Dr. David Giedroc

Indiana University – Department of Chemistry

Friday, March 12, 2021
12:00 Noon
HOST:  Dr. Aaron Smith

  “Metals, molecules and metabolism: Molecular mechanisms of bacterial metallostasis”

Late d-block first-row transition metals from manganese (Mn) to zinc (Zn) function as catalytic and structural cofactors in ≈30% of proteins in a typical bacterial proteome, and thus are broadly integrated into metabolism. Proper metalation of the metalloproteome is therefore crucial and is thought to be acutely impacted by transition metal bioavailability inside the cell.
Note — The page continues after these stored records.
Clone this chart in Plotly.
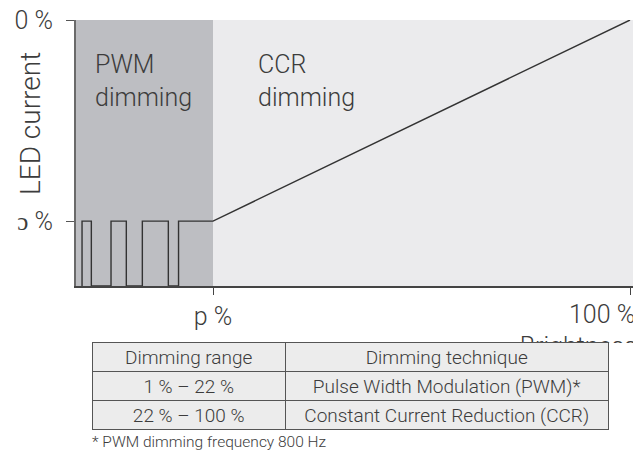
import plotly.graph_objects as go

# ---- data ----
boundary = 22.0              # PWM / CCR boundary (brightness %)
full = 100.0                 # full brightness / full current
pwm_level = 24.4             # LED current level during PWM (%)
pulse_rise = [-2.5, 2.92, 8.78, 15.55]
pulse_fall = [-0.76, 5.78, 13.64, 22.0]
x_tick_vals = [22, 100]
x_tick_text = ["p %", ""]
y_tick_vals = [24.4, 100]
y_tick_text = ["ɔ %", "0 %"]
region_labels = ["PWM<br>dimming", "CCR<br>dimming"]
table_header = ["Dimming range", "Dimming technique"]
table_ranges = ["1 % – 22 %", "22 % – 100 %"]
table_techniques = ["Pulse Width Modulation (PWM)*", "Constant Current Reduction (CCR)"]
footnote = "* PWM dimming frequency 800 Hz"
x_title = "Brightness"
y_title = "LED current"

W, H = 633, 457
XMIN, XMAX = -3.63, 100.56
FONT = "Roboto"
TXT = "#3c3c3c"


def px(x):
    return x / W


def py(y):
    return (H - y) / H


# waveform polyline
wx, wy = [], []
for r, f in zip(pulse_rise, pulse_fall):
    wx += [r, r, f]
    wy += [0, pwm_level, pwm_level]
    if f < boundary:
        wx.append(f); wy.append(0)
wx.append(full); wy.append(full)

fig = go.Figure()

# shaded regions (scatter fills)
fig.add_trace(go.Scatter(x=[XMIN, boundary, boundary, XMIN, XMIN], y=[0, 0, 100, 100, 0],
                         fill="toself", fillcolor="#bdbec2", line=dict(width=0),
                         mode="lines", hoverinfo="skip", showlegend=False))
fig.add_trace(go.Scatter(x=[boundary, XMAX, XMAX, boundary, boundary], y=[0, 0, 100, 100, 0],
                         fill="toself", fillcolor="#ebebed", line=dict(width=0),
                         mode="lines", hoverinfo="skip", showlegend=False))
# waveform + CCR line
fig.add_trace(go.Scatter(x=wx, y=wy, mode="lines", line=dict(color="#333333", width=1.4),
                         showlegend=False, cliponaxis=False, hoverinfo="skip"))

# clipped axis title "Brightness" (subplot 2 used as clip window)
fig.add_trace(go.Scatter(x=[0.26], y=[-0.38], mode="text", text=[x_title],
                         textposition="middle right", cliponaxis=True,
                         textfont=dict(family=FONT, size=25, color=TXT, weight=300),
                         xaxis="x2", yaxis="y2", showlegend=False, hoverinfo="skip"))

# table
fig.add_trace(go.Table(
    domain=dict(x=[px(92), px(608)], y=[py(431), py(342)]),
    columnwidth=[193, 322],
    header=dict(values=table_header, height=29, fill_color="#ececec",
                line=dict(color="#555555", width=1), align="center",
                font=dict(family=FONT, size=19, color=TXT, weight=300)),
    cells=dict(values=[table_ranges, table_techniques], height=29, fill_color="#ececec",
               line=dict(color="#555555", width=1), align="center",
               font=dict(family=FONT, size=19, color=TXT, weight=300)),
))

annotations = [
    dict(text=region_labels[0], x=XMIN, y=100, xref="x", yref="y", xanchor="left", yanchor="top",
         xshift=17, yshift=-28, showarrow=False, align="left",
         font=dict(family=FONT, size=25, color=TXT, weight=300)),
    dict(text=region_labels[1], x=boundary, y=100, xref="x", yref="y", xanchor="left", yanchor="top",
         xshift=43, yshift=-28, showarrow=False, align="left",
         font=dict(family=FONT, size=25, color=TXT, weight=300)),
    dict(text="100 %", x=full, y=0, xref="x", yref="y", xanchor="left", yanchor="top",
         xshift=-63, yshift=-12, showarrow=False,
         font=dict(family=FONT, size=25, color=TXT, weight=300)),
    dict(text=y_title, x=px(30), y=py(124), xref="paper", yref="paper", textangle=-90,
         xanchor="center", yanchor="middle",
         showarrow=False, font=dict(family=FONT, size=28, color=TXT, weight=300)),
    dict(text=footnote, x=px(90), y=py(442), xref="paper", yref="paper",
         xanchor="left", yanchor="middle", showarrow=False,
         font=dict(family=FONT, size=15.5, color=TXT, weight=300)),
]

fig.update_layout(
    width=W, height=H,
    margin=dict(l=0, r=0, t=0, b=0, autoexpand=False),
    paper_bgcolor="white", plot_bgcolor="rgba(0,0,0,0)",
    font=dict(family=FONT, size=25, color=TXT, weight=300),
    showlegend=False, hovermode=False,
    xaxis=dict(domain=[px(76), 1], range=[XMIN, XMAX], showgrid=False, zeroline=False, showline=True,
               linecolor="#444444", linewidth=1.5, ticks="outside", ticklen=7, tickcolor="#444444",
               tickwidth=1, tickvals=x_tick_vals, ticktext=x_tick_text, automargin=False,
               tickfont=dict(family=FONT, size=25, color=TXT, weight=300),
               fixedrange=True, layer="above traces", anchor="y"),
    yaxis=dict(domain=[py(286), py(20)], range=[0, 100], showgrid=False, zeroline=False, showline=True,
               linecolor="#6a6a6a", linewidth=2, ticks="outside", ticklen=8, tickcolor="#555555",
               tickwidth=1, tickvals=y_tick_vals, ticktext=y_tick_text, automargin=False,
               tickfont=dict(family=FONT, size=25, color=TXT, weight=300),
               ticklabelstandoff=8, fixedrange=True, layer="above traces", anchor="x"),
    xaxis2=dict(domain=[px(480), 1], range=[0, 1], visible=False, anchor="y2", fixedrange=True),
    yaxis2=dict(domain=[py(343), py(320)], range=[-0.1, 1], visible=False,
                anchor="x2", fixedrange=True),
    annotations=annotations,
)

fig.write_html("out.html", config={"displayModeBar": False, "staticPlot": True},
               post_script="document.body.style.margin='0';document.body.style.overflow='hidden';")
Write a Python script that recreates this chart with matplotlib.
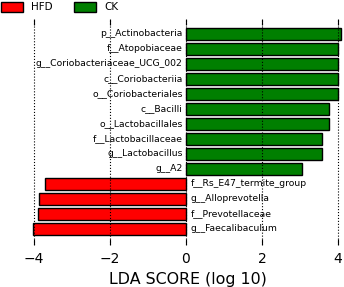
import matplotlib
matplotlib.use("Agg")
import matplotlib.pyplot as plt
from matplotlib.patches import Patch

# taxa from top to bottom, with LDA scores (negative = HFD)
taxa = [
    'p__Actinobacteria',
    'f__Atopobiaceae',
    'g__Coriobacteriaceae_UCG_002',
    'c__Coriobacteriia',
    'o__Coriobacteriales',
    'c__Bacilli',
    'o__Lactobacillales',
    'f__Lactobacillaceae',
    'g__Lactobacillus',
    'g__A2',
    'f__Rs_E47_termite_group',
    'g__Alloprevotella',
    'f__Prevotellaceae',
    'g__Faecalibaculum',
]
scores = [4.08, 3.99, 3.99, 3.99, 3.99, 3.77, 3.76, 3.57, 3.57, 3.05,
          -3.71, -3.87, -3.89, -4.03]

groups = ['HFD', 'CK']
group_colors = {'HFD': '#FF0000', 'CK': '#007F00'}
xticks = [-4, -2, 0, 2, 4]

fig = plt.figure(figsize=(3.44, 2.87), dpi=100)
ax = fig.add_axes([0.093, 0.146, 0.907, 0.788])

n = len(taxa)
ypos = list(range(n - 1, -1, -1))
colors = [group_colors['CK'] if s > 0 else group_colors['HFD'] for s in scores]

ax.barh(ypos, scores, height=0.8, color=colors, edgecolor='black', linewidth=1)

for y, name, s in zip(ypos, taxa, scores):
    if s > 0:
        ax.text(-0.08, y, name, ha='right', va='center', fontsize=6.7)
    else:
        ax.text(0.12, y, name, ha='left', va='center', fontsize=6.7)

ax.set_xlim(-4.05, 4.16)
ax.set_ylim(-1.1, 14.0)
ax.set_xticks(xticks)
ax.set_xticklabels(['\u2212' + str(abs(t)) if t < 0 else str(t) for t in xticks], fontsize=10)
ax.set_yticks([])
ax.tick_params(axis='x', direction='in', top=True, bottom=True, length=4, width=0.8, pad=5)
for sp in ax.spines.values():
    sp.set_visible(False)
ax.xaxis.grid(True, linestyle=':', color='black', linewidth=0.8)
ax.set_axisbelow(False)
ax.set_xlabel('LDA SCORE (log 10)', fontsize=11.4, labelpad=4)

handles = [Patch(facecolor=group_colors[g], edgecolor='black', label=g) for g in groups]
fig.legend(handles=handles, loc='upper left', bbox_to_anchor=(-0.025, 1.025), ncol=2,
           frameon=False, fontsize=7.5, handlelength=2.1, handleheight=1.0,
           columnspacing=2.1, handletextpad=0.8)

fig.savefig('out.png', dpi=100)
A major unresolved issue is how host transition metal restriction impacts the metalation status of the pathogen proteome. Using the Gram-negative opportunistic pathogen Acinetobacter baumannii as a model system, we have begun to explore the hypothesis that metabolic adaptation by A. baumannii to host-mediated restriction involves re-routing or prioritization of metabolism when there is insufficient Zn or Fe to metalate all sites in the proteome. We propose that a poorly understood Zur (Zn uptake repressor)-regulated COG0523-family GTPase metallochaperone ZigA functions in prioritization in Ab, allocating Zn to specific metalloenzyme clients to sustain certain metabolic processes. Ab mutants lacking ZigA struggle to synthesize flavins, and thus flavodoxins, when Fe levels are insufficient to metalate ferredoxins. Zn restriction also appears to impact translational integrity. Our proteomics analysis in Ab suggests that queuosine (Q) biosynthesis, which harbors seven metalloenzymes, is prioritized under these conditions as previously shown in plants. Q is a ubiquitous 7-deazaguanosine modification installed the wobble position of anticodon loops of four tRNAs. Placing this work in the context of other studies in other bacteria leads us to propose that Zn restriction is a specific example of nutritional stress that directly impacts GTP-centered catabolism.